Арнесон заскрипел зубами.
– Как вы не понимаете! Именно это объяснить сложнее всего. Даже если бы я набрался духу рассказать об этом, мне бы всё равно никто не поверил. Меня упекут в сумасшедший дом. А это для такого человека, как я, в сто раз хуже виселицы.
– Выпейте воды, – Каннингем протянул ему стакан. Доктор помотал головой.
– Спасибо, не надо.
– Надо ли вас понимать так, что в этом деле замешано нечто сверхъестественное?
– Не знаю, можно ли это так называть, – устало сказал Арнесон. – Современная наука куда менее ясно представляет себе границы своих полномочий – как и границы естественного, – чем наука прошлого века. Позитивизм исчерпал себя. Но я не думаю, что люди вроде сэра Артура Конан Дойля правы, ударяясь в мистику со спиритизмом и феями. Просто существуют природные феномены, пока ещё не описанные наукой.
– И эти феномены ответственны за исчезновение мисс Крейн?

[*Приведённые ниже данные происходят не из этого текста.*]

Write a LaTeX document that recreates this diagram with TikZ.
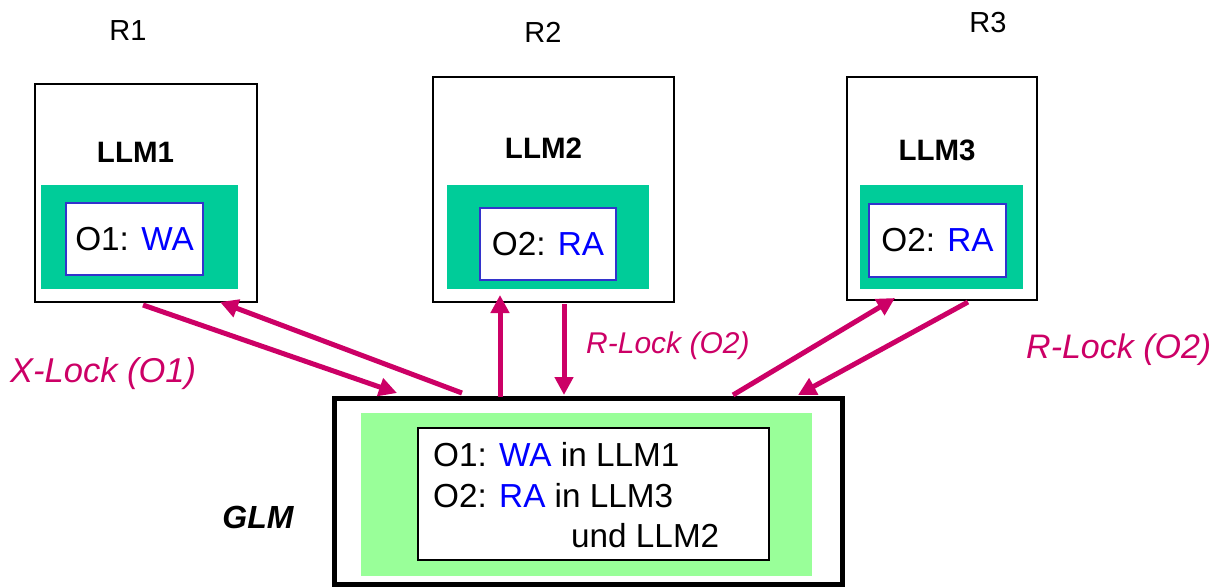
\documentclass[tikz,border=0pt]{standalone}
\usepackage{fontspec}
\setmainfont{Liberation Sans}
\usetikzlibrary{arrows.meta}
\definecolor{teal1}{HTML}{00CC99}
\definecolor{lgreen}{HTML}{99FF99}
\definecolor{mag}{HTML}{CC0066}
\definecolor{bluetxt}{HTML}{0000FF}
\definecolor{bluebrd}{HTML}{3333CC}
\tikzset{
  outerbox/.style={draw=black, line width=1.6pt, fill=white, inner sep=0pt, outer sep=0pt},
  tealbox/.style={fill=teal1, inner sep=0pt, outer sep=0pt},
  objbox/.style={draw=bluebrd, line width=1.6pt, fill=white, inner sep=0pt, outer sep=0pt,
    font=\fontsize{33.3}{40}\selectfont},
  llmlabel/.style={anchor=base, inner sep=0pt, font=\fontsize{29.5}{34}\selectfont\bfseries},
  rlabel/.style={anchor=base, inner sep=0pt, font=\fontsize{29}{34}\selectfont},
  locklabel/.style={anchor=base west, inner sep=0pt, text=mag, font=\itshape},
  glmline/.style={anchor=base west, inner sep=0pt, font=\fontsize{33.3}{40}\selectfont},
  lockarrow/.style={draw=mag, line width=5pt, -{Triangle[length=18pt,width=18pt]}}
}
\newcommand{\bl}[1]{\textcolor{bluetxt}{#1}}
\begin{document}
\begin{tikzpicture}[x=1pt,y=-1pt]
\useasboundingbox (0,0) rectangle (1226,587);

% R labels
\node[rlabel] (r1) at (128,40) {R1};
\node[rlabel] (r2) at (543,42) {R2};
\node[rlabel] (r3) at (988,32) {R3};

% LLM1
\node[outerbox, minimum width=222pt, minimum height=218pt] (llm1) at (146,193) {};
\node[llmlabel] (llm1t) at (135.5,162) {LLM1};
\node[tealbox, minimum width=197pt, minimum height=104pt] (t1) at (139.5,237) {};
\node[objbox, minimum width=137pt, minimum height=72pt] (o1) at (134.5,239) {O1: \bl{WA}};

% LLM2
\node[outerbox, minimum width=241pt, minimum height=225pt] (llm2) at (553.5,189.5) {};
\node[llmlabel] (llm2t) at (543.5,158) {LLM2};
\node[tealbox, minimum width=202pt, minimum height=104pt] (t2) at (548,237) {};
\node[objbox, minimum width=136pt, minimum height=72pt] (o2) at (548,244) {O2: \bl{RA}};

% LLM3
\node[outerbox, minimum width=190pt, minimum height=223pt] (llm3) at (942,188.5) {};
\node[llmlabel] (llm3t) at (937,160) {LLM3};
\node[tealbox, minimum width=163pt, minimum height=104pt] (t3) at (941.5,237) {};
\node[objbox, minimum width=137pt, minimum height=73pt] (o3) at (937.5,240.5) {O2: \bl{RA}};

% GLM
\node[draw=black, line width=5pt, fill=white, inner sep=0pt, outer sep=0pt,
      minimum width=508pt, minimum height=186pt] (glm) at (588,491) {};
\node[fill=lgreen, inner sep=0pt, outer sep=0pt, minimum width=451pt, minimum height=163pt] (glmg) at (586.5,494.5) {};
\node[draw=black, line width=1.6pt, fill=white, inner sep=0pt, outer sep=0pt,
      minimum width=351pt, minimum height=132pt] (glmi) at (593.5,494) {};
\node[glmline] (g1) at (433,466) {O1: \bl{WA} in LLM1};
\node[glmline] (g2) at (433,507) {O2: \bl{RA} in LLM3};
\node[glmline] (g3) at (571,547) {und LLM2};
\node[anchor=base, inner sep=0pt, font=\fontsize{32}{38}\selectfont\bfseries\itshape] (glmt) at (258,528) {GLM};

% lock labels
\node[locklabel, font=\fontsize{34.5}{40}\selectfont\itshape] (xl) at (10,382) {X-Lock (O1)};
\node[locklabel, font=\fontsize{30}{36}\selectfont\itshape] (rl2) at (586,353) {R-Lock (O2)};
\node[locklabel, font=\fontsize{34}{40}\selectfont\itshape] (rl3) at (1026,358) {R-Lock (O2)};

% arrow end points
\coordinate (a1s) at (143,305);
\coordinate (a1e) at (397,393);
\coordinate (a2s) at (462,393);
\coordinate (a2e) at (220,302);
\coordinate (a3s) at (500,397);
\coordinate (a3e) at (500,295);
\coordinate (a4s) at (564,304);
\coordinate (a4e) at (564,395);
\coordinate (a5s) at (733,395);
\coordinate (a5e) at (895,298);
\coordinate (a6s) at (968,302);
\coordinate (a6e) at (798,395);

\draw[lockarrow] (a1s) -- (a1e);
\draw[lockarrow] (a2s) -- (a2e);
\draw[lockarrow] (a3s) -- (a3e);
\draw[lockarrow] (a4s) -- (a4e);
\draw[lockarrow] (a5s) -- (a5e);
\draw[lockarrow] (a6s) -- (a6e);
\end{tikzpicture}
\end{document}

– Совершенно верно. Большего я вам сказать не могу.
– Короче говоря, мисс Крейн утащили феи, но вы стесняетесь называть их феями?
Арнесон прикрыл глаза.
– Неостроумно, инспектор, – тихо проговорил он. – Вы даже не пытаетесь вникать в суть того, что я вам сказал. Какой толк, если я скажу вам больше? Вы сами не хотите меня услышать.
«Топчемся на месте», – сердито подумал Каннингем. Он решил сменить тему.

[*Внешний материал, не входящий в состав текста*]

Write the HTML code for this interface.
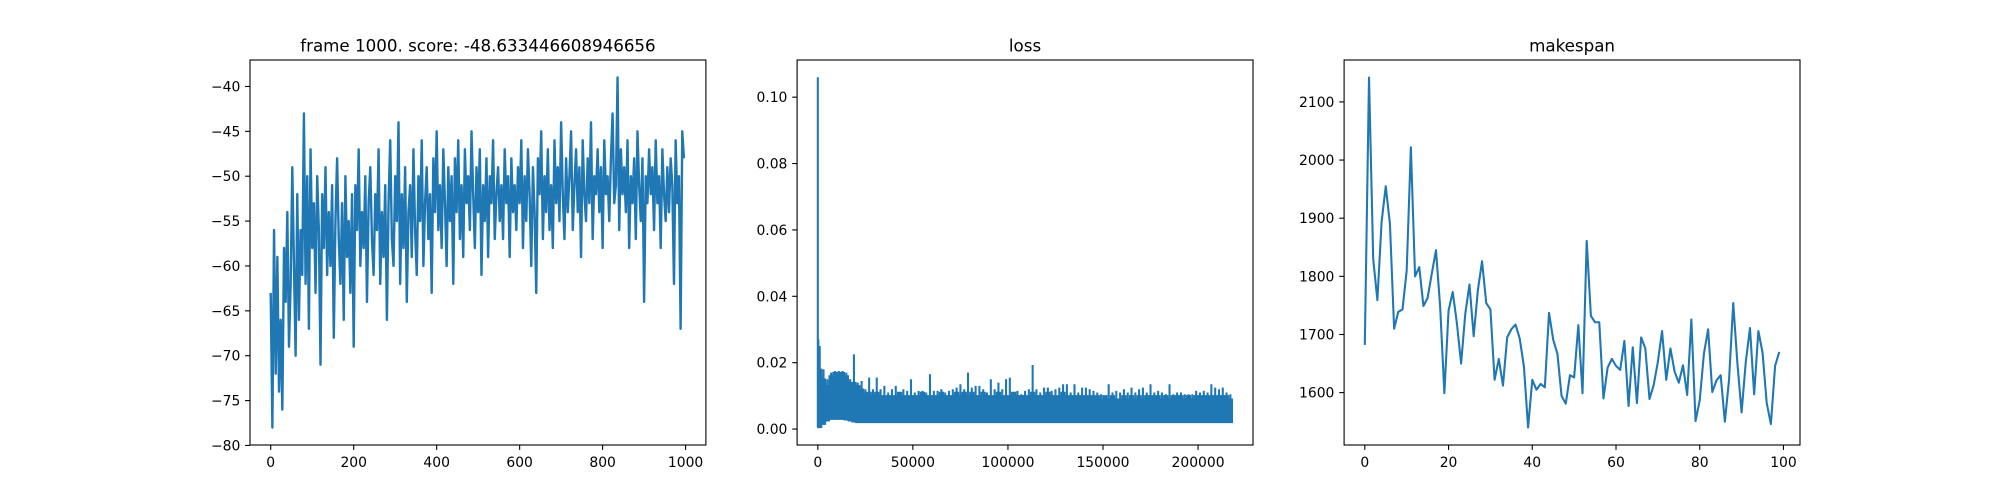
<!DOCTYPE html>
<html><head><meta charset="utf-8">
<style>
html,body{margin:0;padding:0;background:#fff;}
svg{display:block;font-family:"DejaVu Sans","Liberation Sans",sans-serif;}
</style></head>
<body>
<svg id="fig" width="2000" height="500" viewBox="0 0 2000 500" xmlns="http://www.w3.org/2000/svg">
<rect width="2000" height="500" fill="#fff"/>
</svg>
<script>
// ---- score chart data (sampled every 4 frames) ----
const scoreStep = 4;
const scoreValues = [
-63,-78,-56,-72,-59,-74,-66,-76,-58,-64,
-54,-69,-62,-49,-60,-70,-52,-66,-56,-61,
-43,-62,-50,-67,-47,-58,-53,-63,-50,-56,
-71,-52,-58,-49,-61,-54,-60,-51,-68,-55,
-48,-57,-62,-53,-66,-50,-59,-55,-63,-52,
-69,-51,-56,-47,-60,-54,-58,-50,-64,-53,
-49,-57,-61,-52,-56,-47,-62,-54,-59,-51,
-66,-53,-46,-57,-60,-50,-55,-44,-62,-52,
-58,-49,-64,-54,-51,-59,-47,-56,-61,-50,
-55,-46,-60,-53,-49,-57,-52,-63,-48,-54,
-45,-56,-51,-58,-47,-53,-60,-49,-55,-50,
-62,-48,-54,-46,-57,-51,-59,-47,-53,-50,
-56,-45,-52,-58,-49,-54,-47,-61,-51,-55,
-48,-59,-50,-53,-46,-57,-52,-49,-55,-51,
-57,-47,-53,-50,-59,-48,-54,-51,-56,-49,
-53,-46,-58,-50,-55,-47,-52,-60,-49,-54,
-63,-48,-52,-45,-57,-50,-54,-47,-56,-51,
-58,-46,-53,-49,-55,-44,-52,-57,-48,-54,
-50,-45,-56,-51,-47,-54,-49,-59,-46,-52,
-55,-48,-53,-44,-57,-50,-52,-47,-54,-49,
-58,-46,-52,-50,-55,-48,-43,-53,-51,-39,
-56,-47,-52,-49,-54,-46,-58,-50,-53,-48,
-57,-45,-51,-55,-48,-64,-50,-53,-47,-52,
-49,-56,-46,-53,-50,-58,-47,-52,-55,-49,
-54,-48,-51,-62,-46,-53,-50,-67,-45,-48];
const scoreXTicks = [0,200,400,600,800,1000];
const scoreYTicks = [-80,-75,-70,-65,-60,-55,-50,-45,-40];

// ---- loss chart data (chunk summaries, chunk width 2000 steps) ----
const lossChunk = 2000;
const lossSpikeX = [0, 300, 600];
const lossSpikeY = [0.106, 0.027, 0.025];
const lossLo = [0.0005,0.0015,0.0025,0.003,0.003,0.003,0.003,0.0028,0.0025,0.0022,
0.002,0.002,0.002,0.002,0.002,0.002,0.002,0.002,0.002,0.002];
const lossBody = [0.018,0.015,0.013,0.016,0.017,0.017,0.017,0.016,0.014,0.014,0.013,0.012,0.011,0.011,0.010,0.011,0.010,0.010,0.010,0.010,
0.010,0.011,0.010,0.010,0.010,0.010,0.010,0.011,0.010,0.010,0.010,0.010,0.011,0.010,0.010,0.010,0.011,0.010,0.011,0.010,
0.011,0.010,0.010,0.011,0.010,0.010,0.010,0.011,0.010,0.010,0.010,0.011,0.010,0.010,0.010,0.010,0.011,0.010,0.010,0.010,
0.011,0.010,0.010,0.010,0.011,0.010,0.010,0.010,0.010,0.010,0.010,0.010,0.010,0.010,0.009,0.010,0.009,0.010,0.009,0.009,
0.010,0.009,0.010,0.009,0.010,0.009,0.010,0.010,0.010,0.010,0.009,0.010,0.009,0.010,0.010,0.010,0.009,0.010,0.009,0.010,
0.010,0.010,0.010,0.010,0.010,0.010,0.010,0.010,0.009];
const lossPeak = [0.025,0.018,0.015,0.017,0.0175,0.0175,0.0175,0.017,0.015,0.0225,0.014,0.0145,0.012,0.0155,0.012,0.0155,0.012,0.013,0.011,0.012,
0.013,0.011,0.012,0.0115,0.015,0.011,0.0115,0.0115,0.011,0.0165,0.0115,0.0115,0.012,0.011,0.0115,0.012,0.0125,0.0135,0.012,0.017,
0.0125,0.013,0.013,0.012,0.011,0.015,0.012,0.014,0.012,0.015,0.0155,0.011,0.0115,0.0105,0.0115,0.012,0.0193,0.012,0.011,0.0125,
0.0125,0.0115,0.012,0.0125,0.0135,0.0135,0.011,0.0135,0.011,0.0125,0.0125,0.012,0.0115,0.011,0.0105,0.010,0.0135,0.011,0.0115,0.011,
0.012,0.011,0.0125,0.011,0.012,0.0125,0.011,0.0135,0.011,0.0115,0.011,0.0105,0.0135,0.0105,0.011,0.011,0.0105,0.0105,0.0105,0.0115,
0.011,0.0115,0.011,0.0135,0.0125,0.012,0.0125,0.011,0.0105];
const lossXTicks = [0,50000,100000,150000,200000];
const lossYTicks = [0.00,0.02,0.04,0.06,0.08,0.10];

// ---- makespan data ----
const makespan = [1682,2142,1830,1759,1893,1955,1890,1710,1739,1743,
1810,2022,1800,1816,1749,1763,1805,1845,1747,1599,
1741,1773,1719,1650,1736,1786,1697,1776,1826,1754,
1743,1622,1658,1612,1695,1709,1717,1693,1645,1540,
1622,1605,1615,1609,1737,1691,1667,1594,1581,1630,
1626,1716,1599,1861,1732,1721,1721,1590,1643,1658,
1646,1639,1689,1577,1678,1582,1695,1676,1589,1613,
1653,1706,1622,1676,1636,1617,1647,1596,1726,1551,
1587,1667,1709,1601,1621,1630,1550,1622,1754,1650,
1566,1653,1711,1597,1706,1669,1582,1546,1646,1670];
const msXTicks = [0,20,40,60,80,100];
const msYTicks = [1600,1700,1800,1900,2000,2100];

const svg = document.getElementById('fig');
const NS = 'http://www.w3.org/2000/svg';
const C = '#1f77b4';
const LW = 2.08;
const TOP = 60, BOT = 445;
function mk(tag, attrs, parent){
  const e = document.createElementNS(NS, tag);
  for (const k in attrs) e.setAttribute(k, attrs[k]);
  (parent||svg).appendChild(e);
  return e;
}
function lin(d0,d1,r0,r1){ return v => r0 + (v-d0)/(d1-d0)*(r1-r0); }

function axes(name, left, right, xlim, ylim, xt, yt, fmtX, fmtY, title){
  const g = mk('g', {});
  
  
  const sx = lin(xlim[0], xlim[1], left, right);
  const sy = lin(ylim[0], ylim[1], BOT, TOP);
  const plot = mk('g', {}, g);
  
  
  const xg = mk('g', {}, g);
  
  
  xt.forEach(v => {
    const x = sx(v);
    mk('line', {x1:x, x2:x, y1:BOT, y2:BOT+4.9, stroke:'#000', 'stroke-width':1.1}, xg);
    const t = mk('text', {x:x, y:BOT+22, 'font-size':13.9, 'text-anchor':'middle', fill:'#000'}, xg);
    
    
    t.textContent = fmtX(v);
  });
  const yg = mk('g', {}, g);
  
  
  yt.forEach(v => {
    const y = sy(v);
    mk('line', {x1:left-4.9, x2:left, y1:y, y2:y, stroke:'#000', 'stroke-width':1.1}, yg);
    const t = mk('text', {x:left-9.7, y:y+5, 'font-size':13.9, 'text-anchor':'end', fill:'#000'}, yg);
    
    
    t.textContent = fmtY(v);
  });
  const tt = mk('text', {x:(left+right)/2, y:51.5, 'font-size':16.7, 'text-anchor':'middle', fill:'#000'}, g);
  
  
  tt.textContent = title;
  return {g:plot, sx, sy, left, right, frame:g};
}
function frame(a){
  const r = mk('rect', {x:a.left, y:TOP, width:a.right-a.left, height:BOT-TOP, fill:'none', stroke:'#000', 'stroke-width':1.1}, a.frame);
  
  
}
const minus = s => s.replace('-', '\u2212');

// ---- axes 1: score ----
const L1 = 250, R1 = 705.9;
const n1 = (scoreValues.length-1)*scoreStep + 3;
const smin = Math.min(...scoreValues), smax = Math.max(...scoreValues);
const sp = (smax-smin)*0.05;
const a1 = axes('score-chart', L1, R1, [-0.05*n1, n1*1.05], [smin-sp, smax+sp], scoreXTicks, scoreYTicks,
  v => String(v), v => minus(String(v)), 'frame 1000. score: -48.633446608946656');
const d1 = scoreValues.map((v,i)=> (i?'L':'M') + a1.sx(i*scoreStep).toFixed(2) + ',' + a1.sy(v).toFixed(2)).join('');
const p1 = mk('path', {d:d1, fill:'none', stroke:C, 'stroke-width':2.4, 'stroke-linejoin':'round'}, a1.g);


frame(a1);

// ---- axes 2: loss ----
const L2 = 797.1, R2 = 1253;
const nLoss = lossBody.length * lossChunk;
const a2 = axes('loss-chart', L2, R2, [-0.05*nLoss, nLoss*1.05], [-0.0048, 0.1112], lossXTicks, lossYTicks,
  v => String(v), v => v.toFixed(2), 'loss');
const lo = i => lossLo[Math.min(i, lossLo.length-1)];
const bandTop = [], bandBot = [];
lossBody.forEach((v,i)=>{
  const x0 = a2.sx(i*lossChunk), x1 = a2.sx((i+1)*lossChunk);
  bandTop.push(x0.toFixed(2)+','+a2.sy(v).toFixed(2), x1.toFixed(2)+','+a2.sy(v).toFixed(2));
  bandBot.unshift(x1.toFixed(2)+','+a2.sy(lo(i)).toFixed(2), x0.toFixed(2)+','+a2.sy(lo(i)).toFixed(2));
});
const band = mk('polygon', {points: bandTop.concat(bandBot).join(' '), fill:C, stroke:C, 'stroke-width':1.5}, a2.g);


let dp = '';
lossPeak.forEach((v,i)=>{
  const x = a2.sx(i*lossChunk + lossChunk*0.5);
  dp += 'M'+x.toFixed(2)+','+a2.sy(lossBody[i]).toFixed(2)+'L'+x.toFixed(2)+','+a2.sy(v).toFixed(2);
});
lossSpikeX.forEach((x,i)=>{
  const px = a2.sx(x);
  dp += 'M'+px.toFixed(2)+','+a2.sy(0.0005).toFixed(2)+'L'+px.toFixed(2)+','+a2.sy(lossSpikeY[i]).toFixed(2);
});
const spikes = mk('path', {d:dp, fill:'none', stroke:C, 'stroke-width':LW}, a2.g);


frame(a2);

// ---- axes 3: makespan ----
const L3 = 1344.1, R3 = 1800;
const n3 = makespan.length-1;
const mmin = Math.min(...makespan), mmax = Math.max(...makespan), mp = (mmax-mmin)*0.05;
const a3 = axes('makespan-chart', L3, R3, [-0.05*n3, n3*1.05], [mmin-mp, mmax+mp], msXTicks, msYTicks,
  v => String(v), v => String(v), 'makespan');
const d3 = makespan.map((v,i)=> (i?'L':'M') + a3.sx(i).toFixed(2) + ',' + a3.sy(v).toFixed(2)).join('');
const p3 = mk('path', {d:d3, fill:'none', stroke:C, 'stroke-width':LW, 'stroke-linejoin':'round'}, a3.g);


frame(a3);
</script>
</body></html>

– Как вы считаете, а ваш ассистент Стивен Роу мог убить её?
Доктор вздрогнул, как от удара электрическим током; его зрачки расширились.
– Вы шутите? Теперь и бедняга Роу стал подозреваемым?
– Официально – пока ещё нет, – внушительно сказал Каннингем. – Но всё к тому идёт.
– Да нет же, это чепуха, – страдальчески сморщившись, проговорил Арнесон. – Оставьте его в покое. Вся его вина в том, что он спал с Каролиной. Разве теперешние законы это запрещают?
– Что вы имели в виду под «теперешними», доктор Арнесон? – по-ястребиному наклонив голову, спросил инспектор. Доктор снова скривил лицо.
– Берёте на себя мою профессию, инспектор? Не придавайте слишком большого значения обмолвкам.
Инспектор пропустил его слова мимо ушей.
– Вы имели в виду, что в другие времена связь Роу с мисс Крейн подлежала бы наказанию? Поясните.